As a visual artist, my instinctive approach to any project is to see if there is a way that I can visualise it; is there a way that I can make it happen again on a single sheet of paper as a drawing? The invention of a formal equivalent to the question in mind can be a first step in a process of understanding. This act of making something happen again as drawing is more useful to me than representing it as drawing. I am too much a child of modernism not to feel a commitment to the integrity of the object itself, the alternative approach would be to treat the drawing as information and therefore a secondary experience.

For most projects that I have thought about or have undertaken, I have come up with a substantial collection of drawings. These plot the development of an idea and often provide the actual data that I will use in carrying it out.

In some cases a drawing is a means of answering a rhetorical question, “does this happen and if so, how”. Certainly the work that I have carried out on Coastal and Estuarine Strategies has been a means of interrogating the approach and exploring the implications for myself and by default for others.

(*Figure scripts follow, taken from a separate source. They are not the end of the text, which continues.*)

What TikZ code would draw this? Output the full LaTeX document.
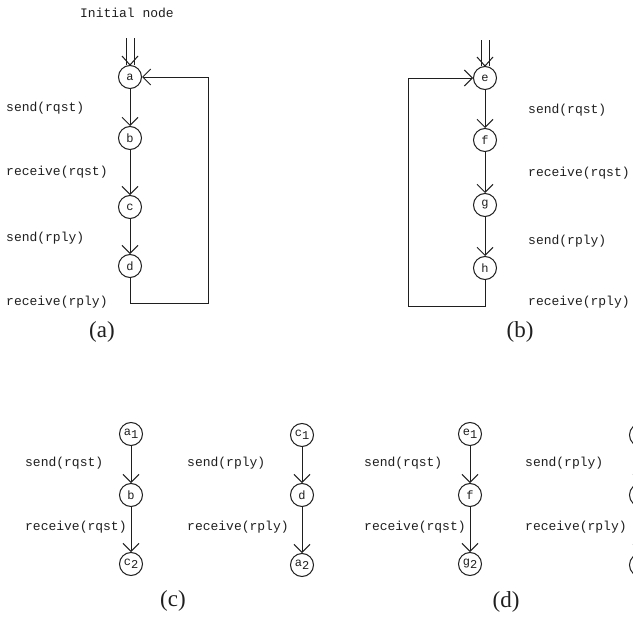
\documentclass[tikz,border=0pt]{standalone}
\usepackage{fontspec}
\setmonofont{Liberation Mono}
\newfontfamily\capfont{Liberation Serif}
\usetikzlibrary{arrows.meta}
\definecolor{ink}{gray}{0.12}
\begin{document}
\begin{tikzpicture}[x=1pt,y=-1pt,
  st/.style={circle,draw=ink,line width=1pt,minimum size=23pt,inner sep=0pt,
             text=ink,font=\fontsize{12}{12}\ttfamily},
  lbl/.style={anchor=west,inner sep=0pt,text=ink,font=\fontsize{13}{13}\ttfamily},
  figlabel/.style={inner sep=0pt,text=ink,font=\fontsize{23}{23}\capfont},
  arr/.style={draw=ink,line width=1pt,-{Straight Barb[length=8pt,width=16pt]}},
  wire/.style={draw=ink,line width=1pt},
]
\useasboundingbox (0,0) rectangle (633,621);
\clip (0,0) rectangle (633,621);
\fill[white] (0,0) rectangle (633,621);

% subscripted state names
\newcommand{\sub}[2]{#1\raisebox{-3.5pt}{#2}}

% ---------- (a) ----------
\node[lbl] at (80,13) {Initial node};
\node[st] (a) at (130,77) {a};
\node[st] (b) at (130,138) {b};
\node[st] (c) at (130,207) {c};
\node[st] (d) at (130,266) {d};
\coordinate (ia) at (130,38);
\coordinate (lpa) at (208,303);
\draw[wire] ([xshift=-4pt]ia) -- ([xshift=-4pt]a.north);
\draw[wire] ([xshift=4pt]ia) -- ([xshift=4pt]a.north);
\draw[wire] ([shift={(-8,-9)}]a.north) -- (a.north) -- ([shift={(8,-9)}]a.north);
\draw[arr] (a) -- (b);
\draw[arr] (b) -- (c);
\draw[arr] (c) -- (d);
\draw[arr] (d.south) |- (lpa) |- (a.east);
\node[lbl] at (6,108) {send(rqst)};
\node[lbl] at (6,172) {receive(rqst)};
\node[lbl] at (6,238) {send(rply)};
\node[lbl] at (6,302) {receive(rply)};
\node[figlabel] at (102,332) {(a)};

% ---------- (b) ----------
\node[st] (e) at (485,78) {e};
\node[st] (f) at (485,140) {f};
\node[st] (g) at (485,205) {g};
\node[st] (h) at (485,268) {h};
\coordinate (ie) at (485,40);
\coordinate (lpb) at (408,306);
\draw[wire] ([xshift=-4pt]ie) -- ([xshift=-4pt]e.north);
\draw[wire] ([xshift=4pt]ie) -- ([xshift=4pt]e.north);
\draw[wire] ([shift={(-8,-9)}]e.north) -- (e.north) -- ([shift={(8,-9)}]e.north);
\draw[arr] (e) -- (f);
\draw[arr] (f) -- (g);
\draw[arr] (g) -- (h);
\draw[arr] (h.south) |- (lpb) |- (e.west);
\node[lbl] at (528,110) {send(rqst)};
\node[lbl] at (528,173) {receive(rqst)};
\node[lbl] at (528,241) {send(rply)};
\node[lbl] at (528,302) {receive(rply)};
\node[figlabel] at (520,332) {(b)};

% ---------- (c) ----------
\node[st] (a1) at (131,434) {\sub{a}{1}};
\node[st] (bc) at (131,495) {b};
\node[st] (c2) at (131,564) {\sub{c}{2}};
\draw[arr] (a1) -- (bc);
\draw[arr] (bc) -- (c2);
\node[lbl] at (25,463) {send(rqst)};
\node[lbl] at (25,527) {receive(rqst)};

\node[st] (c1) at (302,435) {\sub{c}{1}};
\node[st] (dc) at (302,495) {d};
\node[st] (a2) at (302,565) {\sub{a}{2}};
\draw[arr] (c1) -- (dc);
\draw[arr] (dc) -- (a2);
\node[lbl] at (187,463) {send(rply)};
\node[lbl] at (187,527) {receive(rply)};
\node[figlabel] at (173,601) {(c)};

% ---------- (d) ----------
\node[st] (e1) at (470,434) {\sub{e}{1}};
\node[st] (fd) at (470,495) {f};
\node[st] (g2) at (470,564) {\sub{g}{2}};
\draw[arr] (e1) -- (fd);
\draw[arr] (fd) -- (g2);
\node[lbl] at (364,463) {send(rqst)};
\node[lbl] at (364,527) {receive(rqst)};

% second chain of (d), running past the right edge
\node[st] (g1) at (641,435) {};
\node[st] (hd) at (641,495) {};
\node[st] (e2) at (641,565) {};
\draw[arr] (g1) -- (hd);
\draw[arr] (hd) -- (e2);
\node[lbl] at (525,463) {send(rply)};
\node[lbl] at (525,527) {receive(rply)};
\node[figlabel] at (506,602) {(d)};
\end{tikzpicture}
\end{document}
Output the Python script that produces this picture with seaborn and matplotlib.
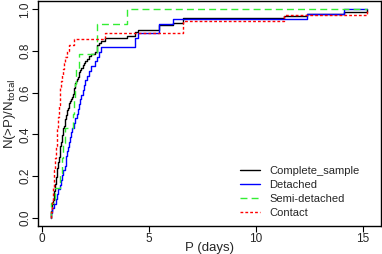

Between March 16th and April 22nd 2010, I put on an exhibition of drawing at The Cut at Halesworth in Suffolk. This was called “Drawn Towards” and was an opportunity to show for the first time a selection of large scale drawings directly related to my way of life and projects that I have undertaken in Suffolk. I laid the emphasis upon the role of drawing as a means of comprehension. In particular I have taken the opportunity to put my more recent coastal work in the context within which it was conceived and make it accessible to the local and professional community with whom I have been collaborating.